Comparative Analysis
| Crisis | Trigger | Response | Key Lesson |
| India (1991) | Fiscal deficit, foreign reserves | Structural economic reforms | Fiscal discipline strengthens democracy |
| Global (2008) | Banking failures, housing bubble | Bailouts, regulatory overhauls | Strong regulations protect democratic trust |
| Greece (2009) | Debt, overspending, tax evasion | Austerity, EU bailouts | Austerity must balance growth and equity |
Lessons for Democratic States
- Transparency in Governance: Citizens must be informed about economic challenges and government responses to maintain trust.
- Balancing Short-Term and Long-Term Goals: Immediate relief measures must align with structural reforms to ensure sustained recovery.
- Public Participation: Democracies must engage citizens in economic decision-making to mitigate public dissatisfaction and social unrest.

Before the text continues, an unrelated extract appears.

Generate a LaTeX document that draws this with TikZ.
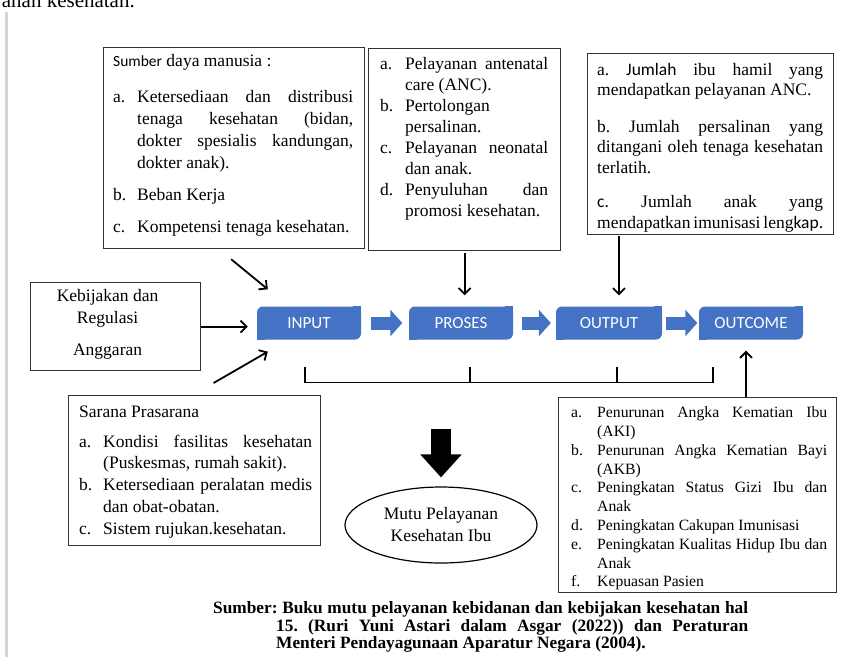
\documentclass[tikz,border=0pt]{standalone}
\usepackage{fontspec}
\setmainfont{Liberation Serif}
\newfontfamily\calib{Carlito}
\usepackage{tikz}
\usetikzlibrary{arrows.meta,shapes.geometric,calc}
\definecolor{blokblue}{HTML}{4472C4}
\definecolor{pagebar}{HTML}{D6D6CE}
\hyphenpenalty=10000
\exhyphenpenalty=10000
\parindent=0pt
\frenchspacing
\newcommand{\litem}[2][24pt]{\hangindent=#1\hangafter=1\makebox[#1][l]{#2}\ignorespaces}

\begin{document}
\begin{tikzpicture}[x=1pt,y=-1pt,
  frame/.style={draw=black!80,line width=1.2pt,anchor=north west,inner sep=0pt},
  txt/.style={inner sep=0pt,anchor=north west,align=justify,font=\fontsize{17.5}{22}\selectfont},
  blok/.style={fill=blokblue,rounded corners=6pt,minimum width=104pt,minimum height=33pt,text=white,font=\calib\fontsize{17}{18}\selectfont},
  arr/.style={line width=1.8pt,-{Straight Barb[length=6pt,width=12pt]}},
  blokarr/.style={color=blokblue,line width=13pt,-{Triangle[length=12pt,width=26pt]}}]
\useasboundingbox (0,0) rectangle (851,657);
\clip (0,0) rectangle (851,657);
\fill[pagebar] (5,12) rectangle (8,657);
\node[anchor=base east,inner sep=0pt,font=\fontsize{21}{24}\selectfont] (prev) at (135,7) {anan kesehatan.};

\node[frame,minimum width=261pt,minimum height=201pt] (sdm) at (103,47) {};
\node[frame,minimum width=192pt,minimum height=202pt] (kegiatan) at (368,48) {};
\node[frame,minimum width=246pt,minimum height=181pt] (hasil) at (587,53) {};
\node[frame,minimum width=170pt,minimum height=88pt] (keb) at (30,282) {};
\node[frame,minimum width=252pt,minimum height=150pt] (sar) at (68,395) {};
\node[frame,minimum width=278pt,minimum height=195pt] (dampak) at (558,397) {};

\node[txt,text width=240pt] (sdmtxt) at ($(sdm.north west)+(10,7)$) {{\calib\fontsize{15.5}{22}\selectfont Sumber} daya manusia :\par\vspace{14pt}
\litem{a.}Ketersediaan dan distribusi\linebreak tenaga kesehatan (bidan,\linebreak dokter spesialis kandungan,\linebreak dokter anak).\par\vspace{10pt}
\litem{b.}Beban Kerja\par\vspace{10pt}
\litem{c.}Kompetensi tenaga kesehatan.\par};
\node[txt,text width=168pt,font=\fontsize{17.5}{21}\selectfont] (kegtxt) at ($(kegiatan.north west)+(12,9)$) {\litem[25pt]{a.}Pelayanan antenatal\linebreak care (ANC).\par
\litem[25pt]{b.}Pertolongan\newline persalinan.\par
\litem[25pt]{c.}Pelayanan neonatal\linebreak dan anak.\par
\litem[25pt]{d.}Penyuluhan dan\linebreak promosi kesehatan.\par};
\node[txt,text width=226pt,font=\fontsize{17.5}{20.5}\selectfont] (hasiltxt) at ($(hasil.north west)+(10,10)$) {a. {\calib Jumlah} ibu hamil yang\linebreak mendapatkan pelayanan ANC.\par\vspace{16pt}
b. Jumlah persalinan yang\linebreak ditangani oleh tenaga kesehatan\linebreak terlatih.\par\vspace{14pt}
{\calib c.} Jumlah anak yang\linebreak mendapatkan imunisasi leng{\calib kap.}\par};
\node[txt,anchor=north,align=center] (kebtxt) at ($(keb.north)+(-8,7)$) {Kebijakan dan\\Regulasi\\[10pt]Anggaran};
\node[txt,text width=233pt,font=\fontsize{17.5}{21.75}\selectfont] (sartxt) at ($(sar.north west)+(11,11)$) {Sarana Prasarana\par\vspace{7.5pt}
\litem{a.}Kondisi fasilitas kesehatan\linebreak (Puskesmas, rumah sakit).\par
\litem{b.}Ketersediaan peralatan medis\linebreak dan obat-obatan.\par
\litem{c.}Sistem rujukan.kesehatan.\par};
\node[txt,text width=256pt,font=\fontsize{15.7}{18.8}\selectfont] (dampaktxt) at ($(dampak.north west)+(13,9.5)$) {\litem[26pt]{a.}Penurunan Angka Kematian Ibu\linebreak (AKI)\par
\litem[26pt]{b.}Penurunan Angka Kematian Bayi\linebreak (AKB)\par
\litem[26pt]{c.}Peningkatan Status Gizi Ibu dan\linebreak Anak\par
\litem[26pt]{d.}Peningkatan Cakupan Imunisasi\par
\litem[26pt]{e.}Peningkatan Kualitas Hidup Ibu dan\linebreak Anak\par
\litem[26pt]{f.}Kepuasan Pasien\par};

\node[blok] (inp) at (309,323) {INPUT};
\node[blok] (pro) at (461,323) {PROSES};
\node[blok,minimum width=106pt] (out) at (609,323) {OUTPUT};
\node[blok] (ocm) at (751,323) {OUTCOME};
\foreach \b in {inp,pro,out,ocm}{
  \fill[blokblue] (\b.north east) rectangle ++(-8,8);
  \fill[blokblue] (\b.south west) rectangle ++(8,-8);
}
\node[ellipse,draw,line width=1.2pt,minimum width=192pt,minimum height=76pt,align=center,font=\fontsize{17.5}{22}\selectfont] (mutu) at (441,525) {Mutu Pelayanan\\Kesehatan Ibu};

\draw[blokarr,shorten <=10pt,shorten >=6.5pt]  (inp) edge (pro);
\draw[blokarr,shorten <=8.5pt,shorten >=5pt]  (pro) edge (out);
\draw[blokarr,shorten <=4pt,shorten >=1.5pt]  (out) edge (ocm);
\draw[arr]  ($(sdm.south)+(-3,10)$) -- ($(inp.north west)+(11,-17)$);
\draw[arr,shorten >=9pt]  (keb.east) -- (keb.east -| inp.west);
\draw[arr]  ($(sar.north)+(19,-12)$) -- ($(inp.south west)+(11,12)$);
\draw[arr,shorten <=2pt,shorten >=11pt]  (kegiatan.south) -- (kegiatan.south |- pro.north);
\draw[arr,shorten <=1pt,shorten >=11pt]  ([xshift=10pt]out.north |- hasil.south) -- ([xshift=10pt]out.north);
\draw[arr,shorten >=11pt]  ([xshift=-5pt]ocm.south |- dampak.north) -- ([xshift=-5pt]ocm.south);
\draw[line width=1.1pt]  ($(inp.south)+(-4,27)$) -- ($(inp.south)+(-4,43)$) -- ($(ocm.south)+(-38,43)$) -- ($(ocm.south)+(-38,27)$);
\draw[line width=1.1pt]  ($(pro.south)+(9,27)$) -- ++(0,16);
\draw[line width=1.1pt]  ($(out.south)+(8,27)$) -- ++(0,16);
\draw[line width=20pt,-{Triangle[length=23pt,width=40pt]}]  ($(mutu.north)+(0,-57)$) -- ($(mutu.north)+(0,-9)$);

\node[txt,text width=535pt,font=\bfseries\fontsize{17.3}{17.5}\selectfont] (src) at (213,601.5) {\hangindent=63pt\hangafter=1 Sumber: Buku mutu pelayanan kebidanan dan kebijakan kesehatan hal\linebreak 15. (Ruri Yuni Astari dalam Asgar (2022)) dan Peraturan\linebreak Menteri Pendayagunaan Aparatur Negara (2004).\par};
\end{tikzpicture}
\end{document}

- Global Collaboration: Crises often transcend borders; international cooperation is essential for robust solutions.
Conclusion
Economic crises are inevitable, but how democracies respond defines their resilience and legitimacy. Case studies from India, the US, and Greece show that proactive policymaking, transparency, and citizen engagement are critical to navigating economic turbulence. Democracies must learn from these experiences to strengthen governance and ensure economic systems serve the collective good.